EXERCISE MATERIALS.
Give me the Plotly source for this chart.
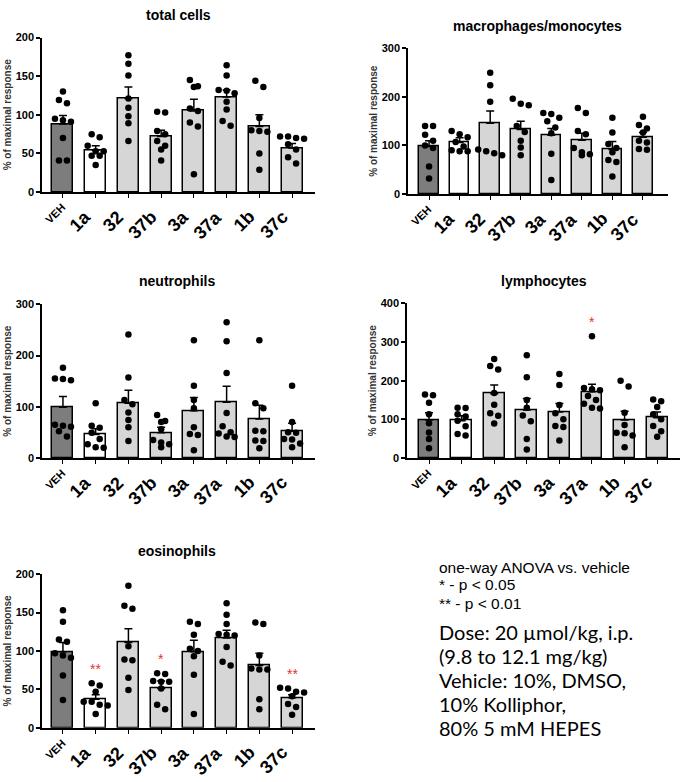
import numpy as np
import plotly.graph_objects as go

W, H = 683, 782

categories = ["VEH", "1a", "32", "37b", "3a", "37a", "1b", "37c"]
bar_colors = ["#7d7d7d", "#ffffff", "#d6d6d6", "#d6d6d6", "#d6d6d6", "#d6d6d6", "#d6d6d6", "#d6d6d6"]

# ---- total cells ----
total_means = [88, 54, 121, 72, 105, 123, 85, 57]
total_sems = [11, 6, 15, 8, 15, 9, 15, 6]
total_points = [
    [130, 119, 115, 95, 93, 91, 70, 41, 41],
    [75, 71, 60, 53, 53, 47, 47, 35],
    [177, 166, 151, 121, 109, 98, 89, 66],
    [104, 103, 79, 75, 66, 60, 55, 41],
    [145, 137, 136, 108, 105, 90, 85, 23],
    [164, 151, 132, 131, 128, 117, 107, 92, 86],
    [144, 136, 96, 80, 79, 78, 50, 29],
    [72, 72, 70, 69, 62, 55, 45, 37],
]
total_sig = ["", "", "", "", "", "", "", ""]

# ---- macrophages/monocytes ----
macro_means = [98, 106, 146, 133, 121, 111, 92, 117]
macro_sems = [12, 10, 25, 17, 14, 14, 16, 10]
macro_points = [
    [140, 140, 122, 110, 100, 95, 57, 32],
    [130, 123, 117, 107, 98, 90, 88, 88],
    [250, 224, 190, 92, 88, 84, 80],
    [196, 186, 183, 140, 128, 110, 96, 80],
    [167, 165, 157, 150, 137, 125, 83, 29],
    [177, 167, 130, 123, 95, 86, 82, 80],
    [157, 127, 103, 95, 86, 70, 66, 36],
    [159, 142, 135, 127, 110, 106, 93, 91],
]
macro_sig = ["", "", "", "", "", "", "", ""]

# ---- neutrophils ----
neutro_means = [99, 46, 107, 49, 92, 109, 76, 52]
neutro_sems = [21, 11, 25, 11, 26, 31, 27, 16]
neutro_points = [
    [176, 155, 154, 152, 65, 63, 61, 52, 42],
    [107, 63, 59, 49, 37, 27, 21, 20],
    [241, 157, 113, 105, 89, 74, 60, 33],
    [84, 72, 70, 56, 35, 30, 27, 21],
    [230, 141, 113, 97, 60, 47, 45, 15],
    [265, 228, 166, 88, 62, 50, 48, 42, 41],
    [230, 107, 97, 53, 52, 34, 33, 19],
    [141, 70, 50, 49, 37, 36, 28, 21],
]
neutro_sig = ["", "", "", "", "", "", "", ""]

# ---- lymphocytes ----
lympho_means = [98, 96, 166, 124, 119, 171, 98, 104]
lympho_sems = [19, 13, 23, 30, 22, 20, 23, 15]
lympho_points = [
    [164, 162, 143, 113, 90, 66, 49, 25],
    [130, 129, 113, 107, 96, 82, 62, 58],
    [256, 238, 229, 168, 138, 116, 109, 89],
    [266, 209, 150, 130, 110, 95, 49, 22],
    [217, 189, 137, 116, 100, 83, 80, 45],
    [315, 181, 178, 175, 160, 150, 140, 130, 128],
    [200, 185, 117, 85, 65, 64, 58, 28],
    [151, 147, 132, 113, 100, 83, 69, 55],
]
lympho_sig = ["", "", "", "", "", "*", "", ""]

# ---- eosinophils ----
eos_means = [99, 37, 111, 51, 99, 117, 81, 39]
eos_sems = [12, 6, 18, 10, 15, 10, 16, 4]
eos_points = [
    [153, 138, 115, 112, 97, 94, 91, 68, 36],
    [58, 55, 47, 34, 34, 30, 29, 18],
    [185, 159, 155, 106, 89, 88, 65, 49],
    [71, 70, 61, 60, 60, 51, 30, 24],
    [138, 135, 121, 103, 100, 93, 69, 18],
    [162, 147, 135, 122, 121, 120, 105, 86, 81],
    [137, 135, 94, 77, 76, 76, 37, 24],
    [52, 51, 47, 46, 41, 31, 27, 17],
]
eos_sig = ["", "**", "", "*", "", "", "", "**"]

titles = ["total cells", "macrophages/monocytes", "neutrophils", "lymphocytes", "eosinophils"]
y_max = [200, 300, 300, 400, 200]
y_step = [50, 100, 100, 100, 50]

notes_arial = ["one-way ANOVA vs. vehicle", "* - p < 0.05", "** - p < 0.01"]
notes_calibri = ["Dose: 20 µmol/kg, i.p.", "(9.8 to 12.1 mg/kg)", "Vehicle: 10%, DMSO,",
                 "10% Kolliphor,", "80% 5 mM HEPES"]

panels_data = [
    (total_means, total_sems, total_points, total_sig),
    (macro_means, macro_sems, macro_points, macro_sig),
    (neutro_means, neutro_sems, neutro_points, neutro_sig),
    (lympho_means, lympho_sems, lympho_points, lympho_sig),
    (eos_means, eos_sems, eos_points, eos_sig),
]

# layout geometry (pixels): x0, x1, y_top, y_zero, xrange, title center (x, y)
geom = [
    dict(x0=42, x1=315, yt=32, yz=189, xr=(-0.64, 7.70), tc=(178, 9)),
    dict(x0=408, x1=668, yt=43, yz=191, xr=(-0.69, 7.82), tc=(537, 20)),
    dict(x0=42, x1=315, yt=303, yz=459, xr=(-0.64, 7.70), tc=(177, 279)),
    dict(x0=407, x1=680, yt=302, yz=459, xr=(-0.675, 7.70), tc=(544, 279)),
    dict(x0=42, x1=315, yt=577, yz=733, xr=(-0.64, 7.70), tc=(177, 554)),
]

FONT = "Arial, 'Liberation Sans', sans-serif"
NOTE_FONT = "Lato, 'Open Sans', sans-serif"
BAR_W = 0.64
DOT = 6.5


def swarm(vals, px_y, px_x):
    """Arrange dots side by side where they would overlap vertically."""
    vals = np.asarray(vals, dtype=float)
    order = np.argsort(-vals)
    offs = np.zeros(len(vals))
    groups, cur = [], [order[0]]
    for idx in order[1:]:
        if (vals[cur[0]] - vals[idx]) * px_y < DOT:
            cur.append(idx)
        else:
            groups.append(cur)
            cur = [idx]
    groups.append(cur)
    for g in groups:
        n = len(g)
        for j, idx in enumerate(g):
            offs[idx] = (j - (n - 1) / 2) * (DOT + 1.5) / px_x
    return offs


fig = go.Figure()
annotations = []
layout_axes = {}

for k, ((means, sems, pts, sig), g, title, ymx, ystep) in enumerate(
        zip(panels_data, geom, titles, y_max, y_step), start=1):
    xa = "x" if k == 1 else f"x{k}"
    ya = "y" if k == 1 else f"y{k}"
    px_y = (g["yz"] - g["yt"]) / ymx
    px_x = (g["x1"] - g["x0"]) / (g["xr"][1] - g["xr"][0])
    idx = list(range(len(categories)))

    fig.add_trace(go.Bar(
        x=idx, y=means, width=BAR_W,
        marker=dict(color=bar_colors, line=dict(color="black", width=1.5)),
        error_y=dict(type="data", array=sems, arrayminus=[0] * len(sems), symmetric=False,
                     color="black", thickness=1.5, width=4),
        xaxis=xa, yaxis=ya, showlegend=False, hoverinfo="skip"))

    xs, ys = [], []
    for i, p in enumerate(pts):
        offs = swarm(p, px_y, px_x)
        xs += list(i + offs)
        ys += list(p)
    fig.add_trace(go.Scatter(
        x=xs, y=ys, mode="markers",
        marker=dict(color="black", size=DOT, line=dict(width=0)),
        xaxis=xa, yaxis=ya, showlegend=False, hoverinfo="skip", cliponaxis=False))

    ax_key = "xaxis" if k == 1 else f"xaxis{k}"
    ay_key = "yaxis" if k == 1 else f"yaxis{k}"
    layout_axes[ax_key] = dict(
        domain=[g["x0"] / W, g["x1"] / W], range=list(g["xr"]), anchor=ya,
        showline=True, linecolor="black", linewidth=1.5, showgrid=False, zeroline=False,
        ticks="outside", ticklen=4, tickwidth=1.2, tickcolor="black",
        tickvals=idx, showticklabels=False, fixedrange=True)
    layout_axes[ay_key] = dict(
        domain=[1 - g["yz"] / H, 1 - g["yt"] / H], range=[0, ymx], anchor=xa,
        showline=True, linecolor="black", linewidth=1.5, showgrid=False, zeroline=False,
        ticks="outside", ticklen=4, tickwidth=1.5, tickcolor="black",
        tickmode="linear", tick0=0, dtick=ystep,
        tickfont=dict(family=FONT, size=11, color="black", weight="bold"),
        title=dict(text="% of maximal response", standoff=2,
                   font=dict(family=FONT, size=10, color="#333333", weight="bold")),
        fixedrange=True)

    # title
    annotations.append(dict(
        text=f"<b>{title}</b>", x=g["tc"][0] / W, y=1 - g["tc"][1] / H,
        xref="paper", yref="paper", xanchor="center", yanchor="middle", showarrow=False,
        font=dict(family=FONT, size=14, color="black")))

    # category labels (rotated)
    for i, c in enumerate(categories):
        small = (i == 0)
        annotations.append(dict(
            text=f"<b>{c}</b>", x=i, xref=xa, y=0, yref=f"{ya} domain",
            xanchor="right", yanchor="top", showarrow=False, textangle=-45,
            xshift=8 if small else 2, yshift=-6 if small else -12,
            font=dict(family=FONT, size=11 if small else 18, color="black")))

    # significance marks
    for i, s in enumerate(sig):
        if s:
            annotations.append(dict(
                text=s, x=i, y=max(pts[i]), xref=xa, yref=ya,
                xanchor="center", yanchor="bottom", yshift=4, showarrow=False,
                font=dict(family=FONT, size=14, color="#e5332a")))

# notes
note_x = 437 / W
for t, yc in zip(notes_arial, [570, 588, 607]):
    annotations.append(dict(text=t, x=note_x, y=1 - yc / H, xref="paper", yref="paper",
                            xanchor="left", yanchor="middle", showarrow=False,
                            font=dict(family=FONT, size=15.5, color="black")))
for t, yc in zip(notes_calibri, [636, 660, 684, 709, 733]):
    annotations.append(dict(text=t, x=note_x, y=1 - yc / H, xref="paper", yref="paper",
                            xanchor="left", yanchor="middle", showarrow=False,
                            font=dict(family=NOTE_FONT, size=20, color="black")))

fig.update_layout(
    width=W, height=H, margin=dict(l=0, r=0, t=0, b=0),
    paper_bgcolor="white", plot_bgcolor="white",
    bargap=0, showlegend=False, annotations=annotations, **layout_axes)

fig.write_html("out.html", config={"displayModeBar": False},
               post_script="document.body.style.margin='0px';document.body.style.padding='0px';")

* * *

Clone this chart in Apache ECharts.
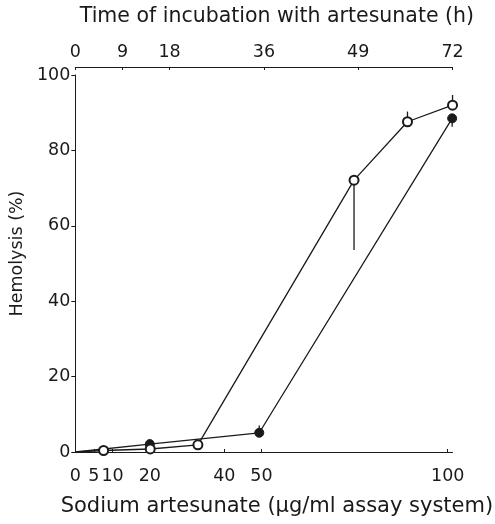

==

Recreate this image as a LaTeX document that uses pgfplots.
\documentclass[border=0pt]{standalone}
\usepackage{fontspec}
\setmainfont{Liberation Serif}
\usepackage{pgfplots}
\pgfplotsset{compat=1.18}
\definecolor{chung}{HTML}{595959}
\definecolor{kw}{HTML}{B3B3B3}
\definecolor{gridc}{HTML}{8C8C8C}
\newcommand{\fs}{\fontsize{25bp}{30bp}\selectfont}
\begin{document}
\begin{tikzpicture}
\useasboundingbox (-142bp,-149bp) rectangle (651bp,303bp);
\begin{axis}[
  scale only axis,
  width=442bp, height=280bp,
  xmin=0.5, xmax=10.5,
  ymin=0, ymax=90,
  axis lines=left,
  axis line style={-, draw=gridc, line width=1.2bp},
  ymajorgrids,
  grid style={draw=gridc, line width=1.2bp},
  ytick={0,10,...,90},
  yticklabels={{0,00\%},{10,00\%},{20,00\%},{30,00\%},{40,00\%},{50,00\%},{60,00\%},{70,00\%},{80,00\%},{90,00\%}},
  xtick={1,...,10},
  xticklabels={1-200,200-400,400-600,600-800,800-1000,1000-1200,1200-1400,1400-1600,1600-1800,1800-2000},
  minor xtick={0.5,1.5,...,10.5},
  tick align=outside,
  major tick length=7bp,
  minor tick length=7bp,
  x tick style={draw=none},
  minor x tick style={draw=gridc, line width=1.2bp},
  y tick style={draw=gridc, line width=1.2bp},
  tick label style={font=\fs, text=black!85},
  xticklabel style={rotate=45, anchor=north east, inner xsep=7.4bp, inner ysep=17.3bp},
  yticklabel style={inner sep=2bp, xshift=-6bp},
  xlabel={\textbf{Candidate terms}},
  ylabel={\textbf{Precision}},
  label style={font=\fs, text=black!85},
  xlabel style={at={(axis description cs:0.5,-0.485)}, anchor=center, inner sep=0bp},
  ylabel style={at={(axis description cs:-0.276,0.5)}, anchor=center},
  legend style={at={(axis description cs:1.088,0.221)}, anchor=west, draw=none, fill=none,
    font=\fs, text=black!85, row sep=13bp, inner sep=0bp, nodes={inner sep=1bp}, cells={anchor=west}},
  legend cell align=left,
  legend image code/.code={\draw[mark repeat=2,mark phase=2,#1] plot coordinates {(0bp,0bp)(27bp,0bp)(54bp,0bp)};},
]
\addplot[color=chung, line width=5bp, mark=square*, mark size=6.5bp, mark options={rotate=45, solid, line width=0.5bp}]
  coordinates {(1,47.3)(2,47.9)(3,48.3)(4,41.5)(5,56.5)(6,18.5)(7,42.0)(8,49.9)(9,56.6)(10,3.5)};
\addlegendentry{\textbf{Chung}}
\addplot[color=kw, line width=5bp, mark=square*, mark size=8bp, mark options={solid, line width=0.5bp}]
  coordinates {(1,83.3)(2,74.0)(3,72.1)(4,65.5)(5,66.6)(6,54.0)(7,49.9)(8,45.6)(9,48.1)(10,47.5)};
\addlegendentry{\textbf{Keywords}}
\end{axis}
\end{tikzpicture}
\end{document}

WORK INSTRUCTIONS.
Go to the line that contains "Give me the Plotly source for this chart." and copy from there down to the line that contains "W, H = 683, 782", with both lines included. Pass over the pictures.

RESPONSE TO THE TASK.
Give me the Plotly source for this chart.
import numpy as np
import plotly.graph_objects as go

W, H = 683, 782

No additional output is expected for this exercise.